As produções cinematográficas não são a maior preocupação da família em relação à memória de Elisângela. Recentemente, Cátia encontrou no TikTok um conteúdo perturbador que lhe tirou o sossego. Um perfil utilizou ferramentas de Inteligência Artificial para “animar” uma foto de Elisângela. No vídeo, Elisângela aparece narrando um texto em que diz que foi assassinada pelo Maníaco do Parque. Ao fundo uma música macabra dá o clima de terror. “Usaram a imagem da minha irmã sem permissão e ainda erraram. Colocaram a história de outra vítima. Um desrespeito sem tamanho”, indigna-se, ao dizer que precisa arrumar um advogado para a questão.

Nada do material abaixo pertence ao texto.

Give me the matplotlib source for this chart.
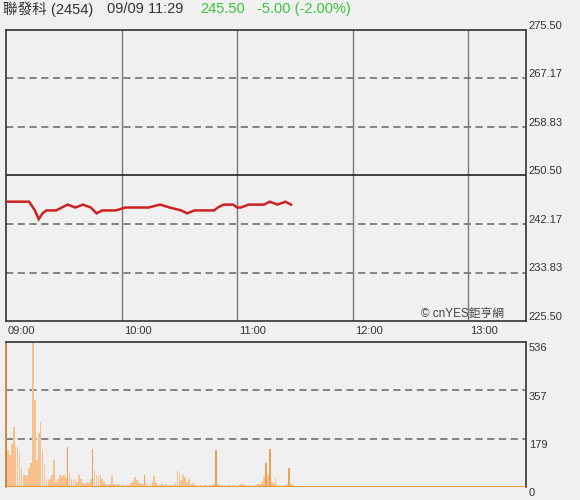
import matplotlib
matplotlib.use("Agg")
import matplotlib.pyplot as plt
from matplotlib import transforms

# ---------------- data ----------------
stock_name = "聯發科"
stock_code = "(2454)"
stamp = "09/09 11:29"
last_price = "245.50"
change_txt = "-5.00 (-2.00%)"

price_ticks = [225.50, 233.83, 242.17, 250.50, 258.83, 267.17, 275.50]
prev_close = 250.50
vol_ticks = [0, 179, 357, 536]
time_labels = ["09:00", "10:00", "11:00", "12:00", "13:00"]
time_label_min = [0, 60, 120, 180, 240]

# price line key points (minutes after 09:00, price)
price_min = [0, 12, 15, 17, 19, 21, 26, 29, 32, 36, 40, 44, 47, 50, 52, 57, 62, 74,
             80, 85, 91, 94, 98, 108, 110, 113, 118, 120, 122, 126, 134, 137, 141, 145, 148]
price_val = [246.0, 246.0, 244.5, 243.0, 244.0, 244.5, 244.5, 245.0, 245.5, 245.0,
             245.5, 245.0, 244.0, 244.5, 244.5, 244.5, 245.0, 245.0, 245.5, 245.0,
             244.5, 244.0, 244.5, 244.5, 245.0, 245.5, 245.5, 245.0, 245.0, 245.5,
             245.5, 246.0, 245.5, 246.0, 245.5]

# per-minute volume, 09:00 .. 11:29
volume = [600, 137, 118, 160, 222, 149, 149, 125, 75, 44,
          44, 40, 70, 90, 536, 321, 100, 200, 241, 137,
          80, 30, 25, 30, 44, 100, 18, 30, 44, 40,
          44, 35, 148, 50, 30, 25, 30, 20, 44, 30,
          15, 10, 20, 15, 30, 140, 62, 44, 40, 44,
          30, 20, 10, 8, 10, 44, 10, 8, 12, 6,
          8, 10, 6, 12, 8, 15, 20, 37, 25, 15,
          10, 12, 44, 10, 8, 12, 20, 40, 15, 8,
          6, 10, 6, 12, 5, 8, 6, 10, 20, 59,
          50, 25, 44, 37, 20, 30, 10, 15, 6, 5,
          8, 6, 5, 6, 8, 5, 6, 8, 10, 137,
          12, 8, 6, 5, 8, 6, 10, 5, 6, 8,
          5, 6, 10, 12, 6, 5, 8, 6, 5, 8,
          6, 10, 12, 20, 37, 89, 44, 140, 20, 15,
          35, 10, 8, 6, 5, 8, 10, 70, 12, 8]

# ---------------- style ----------------
BG = "#f0f0f0"
FRAME = "#333333"
GRID = "#7a7a7a"
dark_bars = {32, 45, 72, 109, 135, 137, 147}
FONT = ["Liberation Sans", "Noto Sans CJK TC", "DejaVu Sans"]
plt.rcParams["font.family"] = FONT

W, H = 580, 500
fig = plt.figure(figsize=(W / 100, H / 100), dpi=100, facecolor=BG)

def fx(px):
    return px / W

def fy(py):
    return 1 - py / H

L, R = 6, 526
ax = fig.add_axes([fx(L), fy(321), fx(R - L), fy(30) - fy(321)], facecolor=BG)
axv = fig.add_axes([fx(L), fy(487), fx(R - L), fy(342) - fy(487)], facecolor=BG)

x_end = 270
# ---- price panel ----
ax.set_xlim(0, x_end)
ax.set_ylim(price_ticks[0], price_ticks[-1])
for m in time_label_min[1:]:
    ax.axvline(m, color=GRID, lw=1, zorder=1)
for p in price_ticks[1:-1]:
    if abs(p - prev_close) < 1e-6:
        ax.axhline(p, color="#222222", lw=1.2, zorder=1)
    else:
        ax.axhline(p, color=GRID, lw=1.3, ls=(0, (4, 2.5)), zorder=1)
ax.plot(price_min, price_val, color="#cc2222", lw=1.8, zorder=3,
        solid_joinstyle="miter")
ax.set_xticks([])
ax.set_yticks([])
for s in ax.spines.values():
    s.set_color(FRAME)
    s.set_linewidth(1.2)

off_up = transforms.offset_copy(ax.get_yaxis_transform(), fig=fig, x=2, y=3, units="points")
for p in price_ticks:
    ax.text(1.0, p, f"{p:.2f}", transform=off_up, ha="left", va="center",
            fontsize=8, color="#333333", clip_on=False)

off_x = transforms.offset_copy(ax.get_xaxis_transform(), fig=fig, x=1.5, y=-7, units="points")
for m, lab in zip(time_label_min, time_labels):
    ax.text(m, 0, lab, transform=off_x, ha="left", va="center",
            fontsize=8, color="#333333", clip_on=False)

ax.text((504 - L) / (R - L), fy(314), "© cnYES鉅亨網",
        transform=transforms.blended_transform_factory(ax.transAxes, fig.transFigure),
        ha="right", va="center", fontsize=8.5, color="#444444", zorder=4)

# ---- volume panel ----
axv.set_xlim(0, x_end)
axv.set_ylim(0, vol_ticks[-1])
for v in vol_ticks[1:-1]:
    axv.axhline(v, color=GRID, lw=1.3, ls=(0, (4, 2.5)), zorder=1)
mins = list(range(len(volume)))
cols = ["#eca255" if i in dark_bars else "#f7c08c" for i in mins]
axv.bar(mins, volume, width=0.85, color=cols, align="center", zorder=2, linewidth=0)
axv.axhline(0, color="#e89030", lw=2.0, zorder=3)
axv.set_xticks([])
axv.set_yticks([])
for s in axv.spines.values():
    s.set_color(FRAME)
    s.set_linewidth(1.2)
axv.spines["bottom"].set_visible(False)
axv.spines["left"].set_color("#c08030")

off_dn = transforms.offset_copy(axv.get_yaxis_transform(), fig=fig, x=2, y=-4.5, units="points")
for v in vol_ticks:
    axv.text(1.0, v, f"{v}", transform=off_dn, ha="left", va="center",
             fontsize=8, color="#333333", clip_on=False)

# ---- header ----
hy = fy(9)
fig.text(fx(3), hy, f"{stock_name} {stock_code}", fontsize=10.5, color="#333333", va="center")
fig.text(fx(107), hy, stamp, fontsize=10.5, color="#333333", va="center")
fig.text(fx(200), hy, last_price, fontsize=10.5, color="#3cc43c", va="center")
fig.text(fx(257), hy, change_txt, fontsize=10.5, color="#3cc43c", va="center")

fig.savefig("out.png", dpi=100, facecolor=BG)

Outro desgosto para a família foi chegar ao Cemitério Jardim da Saudade, (zona norte), no Dia de Finados, no início do mês, e se deparar com o túmulo todo destruído. “A gente chegou lá e foi horrível. Levaram a placa de bronze, quebraram tudo. Nem a foto dela ficou inteira. Por sorte a polícia recuperou a placa. Agora precisamos juntar um dinheirinho para reformar o túmulo”, planeja Serafim.

O único consolo do casal nonagenário entre tantas amarguras é a família. Gostam quando a casa se enche com os filhos, netos e bisnetos. Serafim ralha com uma das pequenas, mas logo se arrepende. “Criança é coisa de Deus”. E assim os Silva seguem a vida, sabendo que é preciso “tocar em frente, um dia após o outro”.